US Mortgage rates climbed to a nine-month high of 6.65%, triggering an 18% collapse in refinance Demand and pushing total applications to their lowest level since last summer, as Inflation risks and geopolitical uncertainty reshape the housing market.
Key Highlights
- 30-year fixed mortgage rate rose to 6.65%, highest since August 2025, up 30 basis points over five weeks
- Total mortgage applications fell 8.5% week-over-week, the lowest Volume since last summer
- Refinance applications dropped 18%; their share of total activity hit the lowest level since June 2025
- Average purchase Loan size reached a survey high of $473,600, reflecting Withdrawal of smaller borrowers
- Nearly two-thirds of outstanding US mortgages carry rates below 5%, sustaining a Supply-choking lock-in effect
Rates Breach a Nine-Month Ceiling
The average contract Interest Rate on a 30-year fixed-rate conforming mortgage climbed 9 basis points to 6.65% for the week ending May 22, 2026, the highest level since August 2025, according to the Mortgage Bankers Association. The 30-year rate has now risen 30 basis points over five consecutive weeks. Jumbo loans reached 6.68%, FHA-backed mortgages rose to 6.31%, 15-year fixed rates moved to 5.97%, and 5/1 ARMs increased to 5.81%. Effective borrowing costs rose across every loan category.
The macro driver is an inflation picture that has deteriorated since mid-2025. Consumer prices rose 3.8% year-over-year in April, compared with 2.9% last August, with energy costs elevated by the Iran conflict and pressure broadening into other goods and services. Financial markets are now pricing in a potential Federal Reserve rate increase by year-end, a sharp Reversal from earlier expectations of further cuts. Mortgage rates, which track 10-year Treasury yields far more closely than the Fed's policy rate, have risen in tandem with those Yield expectations.
Refinancing Collapses; Purchase Market Holds Unequally
Total mortgage application volume fell 8.5% on a seasonally adjusted basis, reaching its lowest point since last summer. The decline was driven overwhelmingly by the refinance segment.
Refinance applications fell 18% for the week. Conventional refinances declined 14%, FHA applications dropped 18%, and VA applications fell 34%. The refinance share of total applications dropped to 37.5% from 41.9% the prior week, the lowest proportion since June 2025. For the roughly two-thirds of US mortgage holders who carry rates below 5%, refinancing at 6.65% produces no net benefit.
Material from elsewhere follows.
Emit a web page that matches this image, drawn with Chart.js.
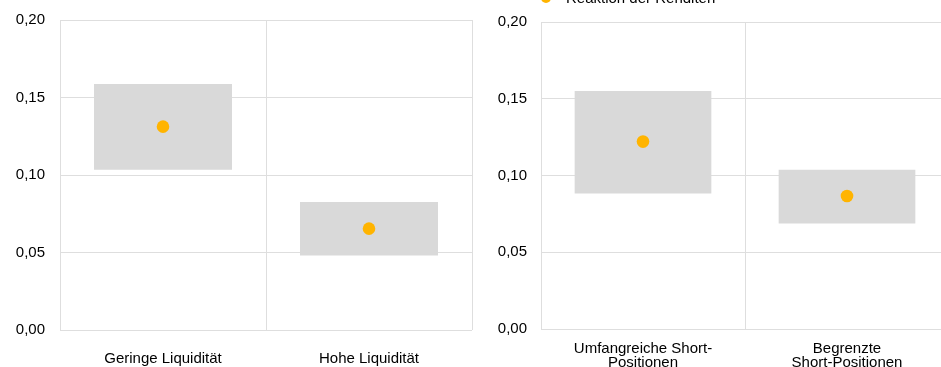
<!DOCTYPE html>
<html>
<head>
<meta charset="utf-8">
<script src="https://cdn.jsdelivr.net/npm/chart.js@4.4.1/dist/chart.umd.min.js"></script>
<style>
  body { margin: 0; width: 941px; height: 367px; overflow: hidden; position: relative; background: #fff; font-family: "Liberation Sans", Arial, sans-serif; }
  #chartLeft { position: absolute; left: 0; top: 0; }
  #chartRight { position: absolute; left: 480px; top: 0; }
  .dot { position: absolute; left: 541px; top: -7px; width: 10px; height: 10px; border-radius: 50%; background: #ffb400; }
  .legtext { position: absolute; left: 566px; top: -10px; font-size: 15px; line-height: 15px; color: #000; white-space: nowrap; }
</style>
</head>
<body>
<canvas id="chartLeft" width="480" height="367"></canvas>
<canvas id="chartRight" width="480" height="367"></canvas>
<div class="dot"></div>
<div class="legtext">Reaktion der Renditen</div>
<script>
// Linkes Panel: Liquidität
const liqLabels = ['Geringe Liquidität', 'Hohe Liquidität'];
const liqRange = [[0.1034, 0.1587], [0.048, 0.0826]];
const liqPoint = [0.1312, 0.0654];

// Rechtes Panel: Short-Positionen
const shortLabels = [['Umfangreiche Short-', 'Positionen'], ['Begrenzte', 'Short-Positionen']];
const shortRange = [[0.0883, 0.1551], [0.0687, 0.1037]];
const shortPoint = [0.1221, 0.0866];

const yTicks = [0, 0.05, 0.10, 0.15, 0.20];

const grey = '#d9d9d9';
const gridColor = '#dedede';
const orange = '#ffb400';

Chart.defaults.font.family = '"Liberation Sans", Arial, sans-serif';
Chart.defaults.font.size = 15;
Chart.defaults.color = '#000';

function makeChart(id, labels, range, points, o) {
    return new Chart(document.getElementById(id), {
        type: 'bar',
        data: {
            labels: labels,
            datasets: [{
                label: 'Bandbreite',
                data: range,
                backgroundColor: grey,
                borderWidth: 0,
                barPercentage: 0.67,
                categoryPercentage: 1,
                order: 2
            }, {
                type: 'line',
                label: 'Reaktion der Renditen',
                data: points,
                showLine: false,
                pointRadius: 6.3,
                pointBorderWidth: 0,
                pointBackgroundColor: orange,
                order: 1
            }]
        },
        options: {
            responsive: false,
            animation: false,
            layout: { padding: { left: 0, right: o.right, top: o.top, bottom: 0 } },
            plugins: { legend: { display: false }, tooltip: { enabled: false } },
            scales: {
                x: {
                    grid: { color: gridColor, offset: true, drawTicks: false },
                    border: { display: false },
                    ticks: { padding: o.xPad, font: { size: 15, lineHeight: 0.94 }, maxRotation: 0 },
                    afterFit: (scale) => {
                        scale.height = o.xHeight;
                        scale.paddingLeft = scale.paddingRight = 0;
                    }
                },
                y: {
                    min: 0,
                    max: 0.2,
                    afterBuildTicks: (scale) => { scale.ticks = yTicks.map(v => ({ value: v })); },
                    ticks: {
                        padding: o.yPad,
                        callback: (v) => v.toFixed(2).replace('.', ',')
                    },
                    grid: { color: gridColor, drawTicks: false },
                    border: { display: false },
                    afterFit: (scale) => {
                        scale.width = o.yWidth;
                        scale.paddingTop = scale.paddingBottom = 0;
                    }
                }
            }
        }
    });
}

makeChart('chartLeft', liqLabels, liqRange, liqPoint,
    { right: 8, top: 20, xPad: 22, xHeight: 37, yPad: 15, yWidth: 60 });
makeChart('chartRight', shortLabels, shortRange, shortPoint,
    { right: 11, top: 22, xPad: 13, xHeight: 38, yPad: 14, yWidth: 61 });
</script>
</body>
</html>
That arithmetic has effectively closed the market.
Purchase applications held more steadily, declining just 0.4% for the week and running 5% ahead of the same period last year. However, the composition of that demand signals a narrowing market. The average purchase loan size reached a new survey high of $473,600, as borrowers with smaller loan sizes withdrew given the erosion in their purchasing power. The FHA share of applications fell to 17.2% from 17.9%, and the VA share declined to 13.2% from 14.4%, both consistent with reduced participation from price-sensitive borrower segments.
Supply Constraints Compound Affordability Pressure
Rising rates alone do not fully explain housing market stress. The supply side has become the binding constraint.
The rate lock-in effect continues to suppress inventory. With nearly two-thirds of outstanding mortgages carrying sub-5% rates as of end-2025, homeowners face a steep financial penalty for selling and buying at current levels. The result is historically low housing turnover, averaging just 4.7% over the last four quarters, a pace below what was recorded during the depths of the global financial crisis. Reduced inventory sustains price pressure even as demand weakens at the Margin, leaving buyers caught between elevated rates and elevated prices simultaneously.
Policy Transition Adds Uncertainty
The latest rate move coincided with Kevin Warsh assuming the Federal Reserve chairmanship. President Trump, immediately after Warsh's swearing-in, expressed an expectation that rates would decline. Financial markets have priced in the opposite scenario. That divergence reflects the fundamental tension between political preference and inflation reality.
Treasury yields eased modestly this week on optimism around a potential Strait of Hormuz breakthrough, which could reduce oil prices and ease inflation expectations. Some relief may appear in Freddie Mac's competing mortgage rate survey due Thursday, which last reported an average of 6.51% for the prior week. Structural upward pressure, however, has not reversed.
Outlook: No Near-Term Relief in Sight
Until inflation stabilises and inventory constraints ease, the housing market faces a prolonged period of suppressed transactions, concentrated demand, and deteriorating access for marginal buyers. Affordability relief, whether through rate cuts or supply expansion, remains a medium-term prospect at best.